INSTRUCTION: Give again, word for word, each line from the top of the listing through the line that holds "import plotly.graph_objects as go".

COLLECTED DATA:
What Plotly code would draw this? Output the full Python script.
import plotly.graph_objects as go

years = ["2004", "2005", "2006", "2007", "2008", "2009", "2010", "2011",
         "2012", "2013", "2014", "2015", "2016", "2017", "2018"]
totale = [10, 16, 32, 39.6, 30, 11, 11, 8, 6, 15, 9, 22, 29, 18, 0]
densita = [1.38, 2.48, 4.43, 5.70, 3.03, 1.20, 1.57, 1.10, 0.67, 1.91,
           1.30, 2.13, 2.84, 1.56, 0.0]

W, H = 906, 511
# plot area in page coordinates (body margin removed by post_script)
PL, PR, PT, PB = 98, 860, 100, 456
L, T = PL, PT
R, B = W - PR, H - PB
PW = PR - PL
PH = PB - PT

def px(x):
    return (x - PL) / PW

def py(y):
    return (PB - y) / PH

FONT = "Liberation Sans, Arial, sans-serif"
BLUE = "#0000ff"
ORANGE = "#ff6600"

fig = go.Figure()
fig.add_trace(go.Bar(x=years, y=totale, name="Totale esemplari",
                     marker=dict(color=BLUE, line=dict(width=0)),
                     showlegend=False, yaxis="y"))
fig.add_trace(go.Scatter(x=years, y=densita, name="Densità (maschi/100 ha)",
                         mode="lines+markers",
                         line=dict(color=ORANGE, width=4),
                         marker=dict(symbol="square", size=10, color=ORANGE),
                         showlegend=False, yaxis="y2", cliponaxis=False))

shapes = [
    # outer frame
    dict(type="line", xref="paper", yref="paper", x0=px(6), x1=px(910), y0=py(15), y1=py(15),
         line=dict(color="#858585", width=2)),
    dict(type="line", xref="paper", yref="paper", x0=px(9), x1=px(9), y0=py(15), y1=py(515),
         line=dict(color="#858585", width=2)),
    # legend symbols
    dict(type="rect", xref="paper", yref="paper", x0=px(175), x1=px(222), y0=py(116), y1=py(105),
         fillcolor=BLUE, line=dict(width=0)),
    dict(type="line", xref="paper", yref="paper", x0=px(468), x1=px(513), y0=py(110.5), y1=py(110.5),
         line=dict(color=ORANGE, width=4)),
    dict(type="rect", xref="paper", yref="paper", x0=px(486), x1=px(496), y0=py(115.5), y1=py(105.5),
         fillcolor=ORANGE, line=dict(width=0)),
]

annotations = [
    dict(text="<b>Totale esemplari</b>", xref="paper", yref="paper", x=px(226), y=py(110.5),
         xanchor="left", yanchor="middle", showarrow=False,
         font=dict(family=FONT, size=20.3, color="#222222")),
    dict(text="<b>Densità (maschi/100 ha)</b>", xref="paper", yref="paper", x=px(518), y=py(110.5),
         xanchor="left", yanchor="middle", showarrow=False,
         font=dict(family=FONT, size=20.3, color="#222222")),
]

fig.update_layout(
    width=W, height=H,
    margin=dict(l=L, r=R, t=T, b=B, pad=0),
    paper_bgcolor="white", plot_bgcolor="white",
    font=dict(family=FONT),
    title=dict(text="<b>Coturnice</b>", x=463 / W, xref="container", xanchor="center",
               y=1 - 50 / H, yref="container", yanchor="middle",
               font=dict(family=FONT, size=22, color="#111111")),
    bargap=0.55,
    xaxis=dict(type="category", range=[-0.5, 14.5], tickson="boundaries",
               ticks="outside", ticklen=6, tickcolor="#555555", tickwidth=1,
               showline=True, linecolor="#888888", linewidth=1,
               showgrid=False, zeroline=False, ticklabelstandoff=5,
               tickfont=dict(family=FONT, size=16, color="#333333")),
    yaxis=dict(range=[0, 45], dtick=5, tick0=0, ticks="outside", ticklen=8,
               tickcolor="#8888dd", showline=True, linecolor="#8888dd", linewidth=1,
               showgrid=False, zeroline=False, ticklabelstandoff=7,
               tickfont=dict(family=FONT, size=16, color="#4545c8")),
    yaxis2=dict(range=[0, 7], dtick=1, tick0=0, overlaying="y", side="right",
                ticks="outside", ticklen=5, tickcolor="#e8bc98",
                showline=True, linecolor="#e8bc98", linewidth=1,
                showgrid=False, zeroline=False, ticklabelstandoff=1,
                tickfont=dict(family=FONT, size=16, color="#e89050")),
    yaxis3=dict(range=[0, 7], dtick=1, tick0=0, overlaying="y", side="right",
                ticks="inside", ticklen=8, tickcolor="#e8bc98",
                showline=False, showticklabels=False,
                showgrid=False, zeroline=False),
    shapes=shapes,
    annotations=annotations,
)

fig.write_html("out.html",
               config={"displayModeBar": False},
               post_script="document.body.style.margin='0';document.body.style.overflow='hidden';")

PROBLEM SOLUTION:
What Plotly code would draw this? Output the full Python script.
import plotly.graph_objects as go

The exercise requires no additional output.